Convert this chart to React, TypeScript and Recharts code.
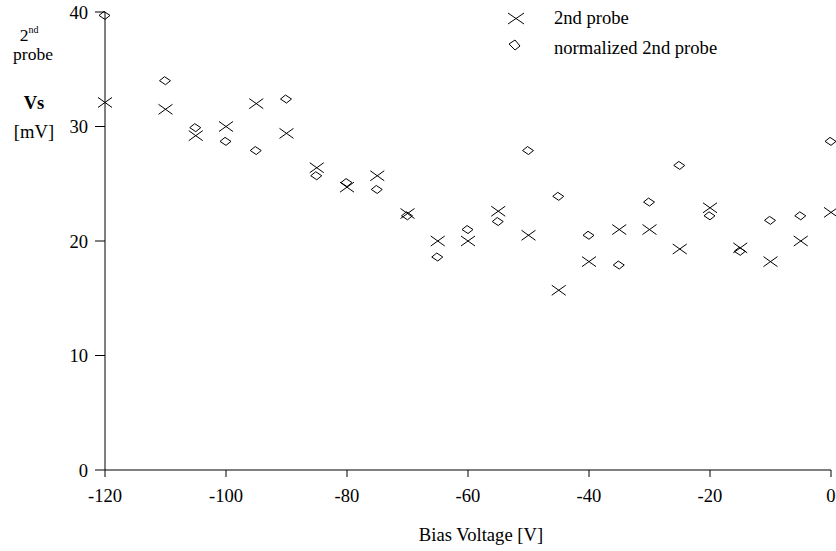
import React from "react";
import { ScatterChart, Scatter, XAxis, YAxis, Legend, Label } from "recharts";

const biasVoltage = [-120, -110, -105, -100, -95, -90, -85, -80, -75, -70, -65, -60, -55, -50, -45, -40, -35, -30, -25, -20, -15, -10, -5, 0];
const probe2 = [32.1, 31.5, 29.2, 30.0, 32.0, 29.4, 26.4, 24.7, 25.7, 22.4, 20.0, 20.0, 22.6, 20.5, 15.7, 18.2, 21.0, 21.0, 19.3, 22.9, 19.4, 18.2, 20.0, 22.5];
const normalized2 = [39.7, 34.0, 29.9, 28.7, 27.9, 32.4, 25.7, 25.1, 24.5, 22.2, 18.6, 21.0, 21.7, 27.9, 23.9, 20.5, 17.9, 23.4, 26.6, 22.2, 19.1, 21.8, 22.2, 28.7];
const xTicks = [-120, -100, -80, -60, -40, -20, 0];
const yTicks = [0, 10, 20, 30, 40];

const probeData = biasVoltage.map((v, i) => ({ x: v, y: probe2[i] }));
const normData = biasVoltage.map((v, i) => ({ x: v, y: normalized2[i] }));

const FONT = '"Liberation Serif", "Times New Roman", serif';

const CrossShape = (props: any) => {
  const { cx, cy } = props;
  if (cx == null || cy == null) return null;
  const w = 7, h = 5;
  return (
    <g>
      <line x1={cx - w} y1={cy - h} x2={cx + w} y2={cy + h} stroke="#000" strokeWidth={1} />
      <line x1={cx - w} y1={cy + h} x2={cx + w} y2={cy - h} stroke="#000" strokeWidth={1} />
    </g>
  );
};

const DiamondShape = (props: any) => {
  const { cx, cy } = props;
  if (cx == null || cy == null) return null;
  const pts = `${cx - 6},${cy} ${cx - 1},${cy - 4} ${cx + 5},${cy} ${cx},${cy + 4}`;
  return <polygon points={pts} fill="none" stroke="#000" strokeWidth={1} />;
};

const LegendContent = () => (
  <svg width={270} height={62} style={{ display: "block" }}>
    <g>
      <line x1={8} y1={13} x2={24} y2={24} stroke="#000" strokeWidth={1} />
      <line x1={8} y1={24} x2={24} y2={13} stroke="#000" strokeWidth={1} />
      <text x={54} y={24} fontFamily={FONT} fontSize={18.6} fill="#000">2nd probe</text>
    </g>
    <g>
      <polygon points="9,44 15,40 20,46 15,50" fill="none" stroke="#000" strokeWidth={1} />
      <text x={54} y={54} fontFamily={FONT} fontSize={18.6} fill="#000">normalized 2nd probe</text>
    </g>
  </svg>
);

const YTitle = () => (
  <g fontFamily={FONT} fill="#000">
    <text x={29} y={41} fontSize={17.5} textAnchor="middle">
      2<tspan fontSize={10} dy={-8}>nd</tspan>
    </text>
    <text x={33} y={60} fontSize={17.5} textAnchor="middle">probe</text>
    <text x={34} y={109} fontSize={18.6} textAnchor="middle" fontWeight="bold">Vs</text>
    <text x={34} y={138} fontSize={18.6} textAnchor="middle">[mV]</text>
  </g>
);

const XTitle = () => (
  <text x={481} y={541} fontFamily={FONT} fontSize={18.6} textAnchor="middle" fill="#000">
    Bias Voltage [V]
  </text>
);

export default function App() {
  return (
    <div style={{ position: "absolute", left: 0, top: 0, background: "#fff" }}>
      <ScatterChart width={836} height={551} margin={{ top: 12, right: 5, bottom: 51, left: 0 }}>
        <XAxis
          type="number"
          dataKey="x"
          domain={[-120, 0]}
          ticks={xTicks}
          height={30}
          tickSize={7}
          tickMargin={12}
          axisLine={{ stroke: "#000" }}
          tickLine={{ stroke: "#000" }}
          tick={{ fill: "#000", fontFamily: FONT, fontSize: 18.6 }}
          label={<Label content={XTitle} />}
        />
        <YAxis
          type="number"
          dataKey="y"
          domain={[0, 40]}
          ticks={yTicks}
          width={105}
          tickSize={10}
          tickMargin={7}
          axisLine={{ stroke: "#000" }}
          tickLine={{ stroke: "#000" }}
          tick={{ fill: "#000", fontFamily: FONT, fontSize: 18.6 }}
          label={<Label content={YTitle} />}
        />
        <Legend
          layout="vertical"
          align="center"
          verticalAlign="middle"
          content={LegendContent}
          wrapperStyle={{ position: "absolute", left: 500, top: 0, width: 270, height: 62 }}
        />
        <Scatter name="2nd probe" data={probeData} shape={CrossShape} isAnimationActive={false} />
        <Scatter name="normalized 2nd probe" data={normData} shape={DiamondShape} isAnimationActive={false} />
      </ScatterChart>
    </div>
  );
}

------------------------------------

Check each line in the listing above for the string "React", then report how many lines contain it, with no other text.

2